Starting Leathercraft

I have always thought of leather work as a craft too difficult to just dip in to on a whim. I imagined that leather itself is an expensive, hard material to work with and without specialist tools and professional help it is not something for the amateur to play with.

Boy oh boy how wrong I was. Leather working is brilliant fun and the results are spectacular. In terms of bang for your buck this is a hobby that really pays dividends.

So, what got me started? It was a costume emergency.

I needed a ‘bell holder’. Somewhere to put my handbell when dressed as a Town Crier. I owned a wide leather  ‘baldrick’ belt worn over one shoulder and wanted to be able to hang the bell safely on the end of that . Worse, I needed to have this in a couple of days time and so I figured I had better get on and make a leather bell holder myself.

Making a Template

To make a template I simply wrapped my handbell in a sheet of newspaper, and then took scissors to it to create a rough template of sorts. I tidied this  up and drew a neater outline on a piece of leather from an old satchel.

Bell holder template

Using heavy shears I cut it out. This was so much easier to do that than I had expected.

To make the edges nice and smooth I rubbed them down with sandpaper.

Stitching Leather

So now came what I thought would be the tricky part. Joining the two straight edges together. I would have to use saddle stitch working two needles on one length of cord or waxed cotton. Apparently this is one of the key strong stitches for leatherwork and it is not difficult.

I went online (as you do) to read a few websites and watch a few videos on how to sew leather together and what to do with the ends. It all looked easy apart from making the holes. According to what I read you should make the holes first and then sew the thread. There is nothing like a good ‘how to’ video to give you confidence to go ahead and start something.
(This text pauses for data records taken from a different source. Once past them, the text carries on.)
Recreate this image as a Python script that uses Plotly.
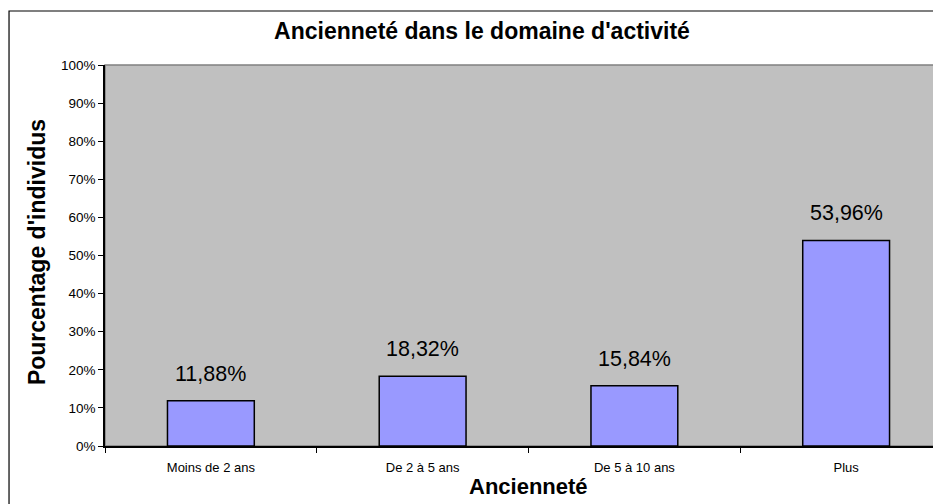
import plotly.graph_objects as go

categories = ["Moins de 2 ans", "De 2 à 5 ans", "De 5 à 10 ans", "Plus"]
values = [11.88, 18.32, 15.84, 53.96]
y_ticks = list(range(0, 101, 10))
y_tick_text = [f"{t}%" for t in y_ticks]
labels = [f"{v:.2f}".replace(".", ",") + "%" for v in values]

FONT = "Liberation Sans, Arial, sans-serif"

fig = go.Figure()
fig.add_trace(go.Bar(
    x=categories, y=values, width=0.41,
    marker=dict(color="#9999FF", line=dict(color="black", width=1.5)),
    hoverinfo="skip",
))

for c, v, t in zip(categories, values, labels):
    fig.add_annotation(x=c, y=v, text=t, showarrow=False, yanchor="bottom",
                       yshift=13, font=dict(family=FONT, size=21.5, color="black"))

# axis titles
fig.add_annotation(xref="paper", yref="paper", x=-0.0813, y=0.509, text="<b>Pourcentage d'individus</b>",
                   textangle=-90, showarrow=False, xanchor="center", yanchor="middle",
                   font=dict(family=FONT, size=23, color="black"))
fig.add_annotation(xref="paper", yref="paper", x=0.506, y=-0.105, text="<b>Ancienneté</b>",
                   showarrow=False, xanchor="center", yanchor="middle",
                   font=dict(family=FONT, size=22, color="black"))

# plot area border (gray) and outer chart border
fig.add_shape(type="rect", xref="paper", yref="paper", x0=0, x1=1.02, y0=0, y1=1,
              line=dict(color="#808080", width=1.5), layer="below")
fig.add_shape(type="rect", xref="paper", yref="paper", x0=-0.1148, x1=1.3, y0=-0.5, y1=1.1417,
              line=dict(color="black", width=1.2))

# the page adds an 8px body margin, so the figure is 8px smaller on top/left
fig.update_layout(
    width=933, height=496,
    margin=dict(l=97, r=0, t=57, b=58),
    paper_bgcolor="white", plot_bgcolor="#C0C0C0",
    showlegend=False,
    title=dict(text="<b>Ancienneté dans le domaine d'activité</b>", x=474 / 933, xref="container",
               xanchor="center", y=1 - 23 / 496, yref="container", yanchor="middle",
               font=dict(family=FONT, size=23, color="black")),
    font=dict(family=FONT, color="black"),
)
fig.update_xaxes(range=[-0.5, 3.448], showgrid=False, showline=True, linecolor="black", linewidth=1.5,
                 ticks="outside", tickson="boundaries", ticklen=5, tickcolor="black",
                 ticklabelstandoff=9,
                 tickfont=dict(family=FONT, size=13, color="black"), zeroline=False)
fig.update_yaxes(range=[0, 100], tickvals=y_ticks, ticktext=y_tick_text, showgrid=False,
                 showline=True, linecolor="black", linewidth=1.5, ticks="outside", ticklen=5,
                 tickcolor="black", tickfont=dict(family=FONT, size=13.5, color="black"), zeroline=False)

fig.write_html("out.html")
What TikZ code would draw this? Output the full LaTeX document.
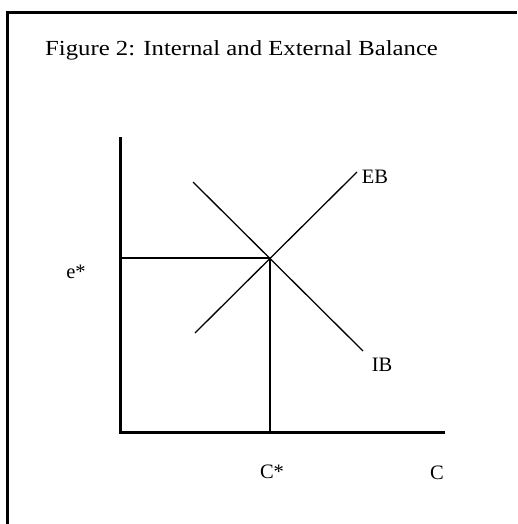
\documentclass[tikz,border=0pt]{standalone}
\usepackage{fontspec}
\setmainfont{Liberation Serif}
\newfontfamily\titlefont[FakeStretch=1.15]{Liberation Serif}
\begin{document}
\begin{tikzpicture}[x=1pt,y=-1pt,
  frameline/.style={line width=3pt},
  axisline/.style={line width=3pt},
  guideline/.style={line width=1.4pt},
  curveline/.style={line width=1.3pt},
  lbl/.style={inner sep=0pt, font=\fontsize{20.5}{22}\selectfont}]
\useasboundingbox (0,0) rectangle (517,524);
\fill[white] (0,0) rectangle (517,524);
% frame
\coordinate (fbl) at (7.5,524);
\coordinate (ftl) at (7.5,12.5);
\coordinate (ftr) at (517,12.5);
\draw[frameline] (fbl) -- (ftl) -- (ftr);
% title
\node[anchor=base west, inner sep=0pt, font=\titlefont\fontsize{21.5}{24}\selectfont] (title) at (45,56) {Figure 2: Internal and External Balance};
% axes
\coordinate (O) at (120,432);
\coordinate (ytop) at (120,137);
\coordinate (xend) at (445,432);
\draw[axisline] (ytop) -- (O) -- (xend);
% equilibrium
\coordinate (E) at (270,258);
\coordinate (ey) at (120,258);
\coordinate (cx) at (270,432);
\draw[guideline] (ey) -- (E) -- (cx);
% curves
\coordinate (IBa) at (193,182);
\coordinate (IBb) at (363,351);
\coordinate (EBa) at (195,333);
\coordinate (EBb) at (357,172);
\draw[curveline] (IBa) -- (IBb);
\draw[curveline] (EBa) -- (EBb);
% labels
\node[lbl] (EB) at (375,177) {EB};
\node[lbl] (IB) at (382,365) {IB};
\node[lbl] (Cstar) at (272,472) {C*};
\node[lbl] (C) at (437,473) {C};
\node[lbl] (estar) at (76,272) {e*};
\end{tikzpicture}
\end{document}
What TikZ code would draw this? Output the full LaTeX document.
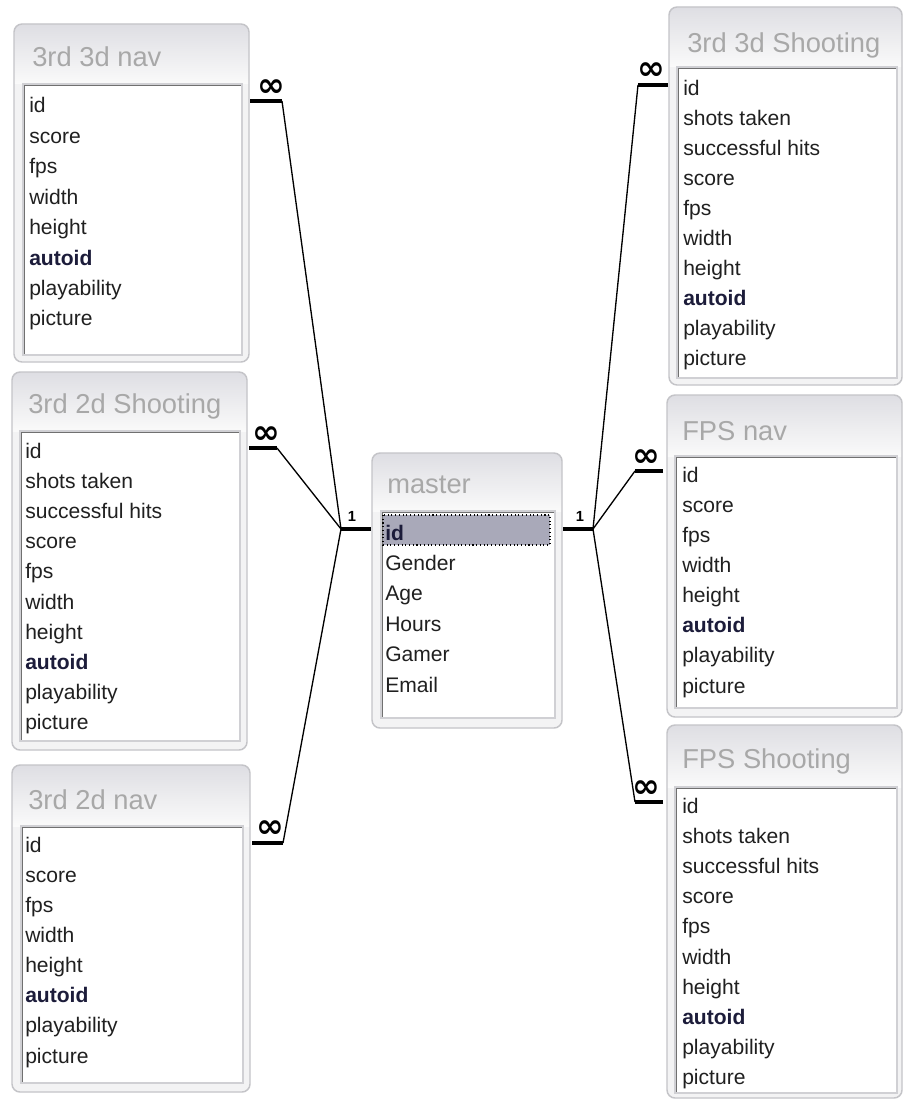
\documentclass[tikz,border=0pt]{standalone}
\usepackage{fontspec}
\setmainfont{Liberation Sans}
\newfontfamily\symfont{DejaVu Sans}
\definecolor{framec}{HTML}{C4C4C8}
\definecolor{framefill}{HTML}{F3F3F4}
\definecolor{hdrtop}{HTML}{DEDEE3}
\definecolor{hdrbot}{HTML}{FAFAFA}
\definecolor{innerdark}{HTML}{707070}
\definecolor{innerlight}{HTML}{D0D0D4}
\definecolor{titlec}{HTML}{A8A8A8}
\definecolor{rowc}{HTML}{202020}
\definecolor{keyc}{HTML}{1C1C3A}
\definecolor{selc}{HTML}{A9A9B9}
\newcommand{\rowfont}{\fontsize{15.8pt}{18pt}\selectfont}
\newcommand{\titlefont}{\fontsize{20.5pt}{24pt}\selectfont}
\newcommand{\manyfont}{\symfont\bfseries\fontsize{25pt}{26pt}\selectfont}
\newcommand{\onefont}{\bfseries\fontsize{11pt}{12pt}\selectfont}
\newcommand{\keyf}[1]{\textbf{\color{keyc}#1}}
% #1 x1 #2 y1 #3 x2 #4 y2 #5 ix1 #6 iy1 #7 ix2 #8 iy2
\newcommand{\dbframe}[8]{%
  \fill[framefill,rounded corners=6pt] (#1,#2) rectangle (#3,#4);
  \begin{scope}
    \clip[rounded corners=6pt] (#1,#2) rectangle (#3,#4);
    \shade[top color=hdrtop,bottom color=hdrbot] (#1,#2) rectangle (#3,#6);
  \end{scope}
  \draw[framec,line width=1.1pt,rounded corners=6pt] (#1,#2) rectangle (#3,#4);
  \fill[white] (#5,#6) rectangle (#7,#8);
  \draw[innerlight,line width=1pt] (#5,#6) rectangle (#7,#8);
  \draw[innerdark,line width=1.1pt] ({#5+1.5},{#8-1.5}) -- ({#5+1.5},{#6+1.5}) -- ({#7-1.5},{#6+1.5});
}
\begin{document}
\begin{tikzpicture}[x=0.75pt,y=-0.75pt,
  rowtext/.style={anchor=base west,inner sep=0pt,text=rowc,font=\rowfont},
  titletext/.style={anchor=base west,inner sep=0pt,text=titlec,font=\titlefont},
  stub/.style={line width=3pt,line cap=butt},
  conn/.style={line width=1pt},
  manylabel/.style={inner sep=0pt,font=\manyfont},
  onelabel/.style={inner sep=0pt,font=\onefont}]
\useasboundingbox[fill=white] (0,0) rectangle (903,1099);

% ---------- 3rd 3d nav ----------
\dbframe{14}{24}{249}{362}{23}{84}{242}{355}
\node[titletext] (t1title) at (32,67) {3rd 3d nav};
\foreach \t [count=\i from 0] in {id,score,fps,width,height,\keyf{autoid},playability,picture}
  \node[rowtext] (t1r\i) at (29,{113+\i*30.4}) {\t};

% ---------- 3rd 2d Shooting ----------
\dbframe{12}{372}{247}{750}{20}{431}{240}{741}
\node[titletext] (t2title) at (28,413) {3rd 2d Shooting};
\foreach \t [count=\i from 0] in {id,shots taken,successful hits,score,fps,width,height,\keyf{autoid},playability,picture}
  \node[rowtext] (t2r\i) at (25,{458+\i*30.2}) {\t};

% ---------- 3rd 2d nav ----------
\dbframe{12}{765}{250}{1092}{21}{826}{243}{1083}
\node[titletext] (t3title) at (28,809) {3rd 2d nav};
\foreach \t [count=\i from 0] in {id,score,fps,width,height,\keyf{autoid},playability,picture}
  \node[rowtext] (t3r\i) at (25,{852+\i*30.15}) {\t};

% ---------- master ----------
\dbframe{372}{453}{562}{728}{381}{511}{555}{718}
\node[titletext] (mtitle) at (387,493) {master};
\fill[selc] (383,515) rectangle (550,545);
\draw[black,dotted,line width=0.8pt] (383,515) rectangle (550,545);
\foreach \t [count=\i from 0] in {\keyf{id},Gender,Age,Hours,Gamer,Email}
  \node[rowtext] (mr\i) at (385,{540+\i*30.4}) {\t};

% ---------- 3rd 3d Shooting ----------
\dbframe{669}{7}{902}{385}{677}{67}{897}{378}
\node[titletext] (r1title) at (687,53) {3rd 3d Shooting};
\foreach \t [count=\i from 0] in {id,shots taken,successful hits,score,fps,width,height,\keyf{autoid},playability,picture}
  \node[rowtext] (r1r\i) at (683,{95+\i*30}) {\t};

% ---------- FPS nav ----------
\dbframe{667}{395}{902}{717}{675}{456}{897}{708}
\node[titletext] (r2title) at (682,440) {FPS nav};
\foreach \t [count=\i from 0] in {id,score,fps,width,height,\keyf{autoid},playability,picture}
  \node[rowtext] (r2r\i) at (682,{482+\i*30.15}) {\t};

% ---------- FPS Shooting ----------
\dbframe{667}{725}{902}{1098}{675}{787}{897}{1093}
\node[titletext] (r3title) at (682,768) {FPS Shooting};
\foreach \t [count=\i from 0] in {id,shots taken,successful hits,score,fps,width,height,\keyf{autoid},playability,picture}
  \node[rowtext] (r3r\i) at (682,{813+\i*30.2}) {\t};

% ---------- connector points ----------
\coordinate (jl) at (341,529);
\coordinate (jlm) at (371,529);
\coordinate (jr) at (593,529);
\coordinate (jrm) at (563,529);

\coordinate (t1a) at (250,101); \coordinate (t1b) at (282,101);
\coordinate (t2a) at (249,448); \coordinate (t2b) at (277,448);
\coordinate (t3a) at (252,843); \coordinate (t3b) at (283,843);
\coordinate (r1a) at (668,85);  \coordinate (r1b) at (638,85);
\coordinate (r2a) at (663,471); \coordinate (r2b) at (635,471);
\coordinate (r3a) at (663,802); \coordinate (r3b) at (635,802);

% thin connector lines
\draw[conn] (t1b) -- (jl);
\draw[conn] (t2b) -- (jl);
\draw[conn] (t3b) -- (jl);
\draw[conn] (r1b) -- (jr);
\draw[conn] (r2b) -- (jr);
\draw[conn] (r3b) -- (jr);

% thick stubs
\draw[stub] (jl) -- (jlm);
\draw[stub] (jrm) -- (jr);
\draw[stub] (t1a) -- (t1b);
\draw[stub] (t2a) -- (t2b);
\draw[stub] (t3a) -- (t3b);
\draw[stub] (r1a) -- (r1b);
\draw[stub] (r2a) -- (r2b);
\draw[stub] (r3a) -- (r3b);

% labels
\node[onelabel] (l1) at (352,516) {1};
\node[onelabel] (r1) at (580,516) {1};
\node[manylabel] (m1) at (271,88) {∞};
\node[manylabel] (m2) at (266,435) {∞};
\node[manylabel] (m3) at (270,829) {∞};
\node[manylabel] (m4) at (651,71) {∞};
\node[manylabel] (m5) at (646,458) {∞};
\node[manylabel] (m6) at (646,789) {∞};
\end{tikzpicture}
\end{document}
Now leather is a good strong material so to get through it you need a very sharp needle or awl  (specially made for the job). The other option is to punch out the hole with either a punch and mallet or punch pliers.  One of my friends lent me his punch pliers.

leather punch pliers

I dampened the leather and waited a few minutes. Then I drew a pencil line and marked the points where I wanted to put the holes. I pressed a groove along my pencil line with a ruler and empty ballpoint pen so the stitching would not sit proud on the surface of my piece. Once dampened and left for a few minutes, the leather becomes quite soft and will take an impression easily. This was a revelation. I started playing around with a scrap piece of leather to see what shapes I could put in to the leather surface. But getting distracted wasn’t getting the job done.

Back to making holes. Using the punch pliers was pretty close to using an office or classroom paper-hole punch except the force needed to get through the leather was obviously quite a bit more.

I chose the smallest setting on the rotary leather punch, figuring I could always make the holes bigger later if needed.

So now I had a row of holes. I lined up the other side of the piece and did the same thing there so that the two lines of holes lined up.

I got my waxed cotton and needles and began joining the two sides together. Again, it was so much easier than I thought and within a couple of minutes the job was done.

leather bell holder

Wow. I had a piece of fully functional, reasonably nice to look at leatherwork I had made myself.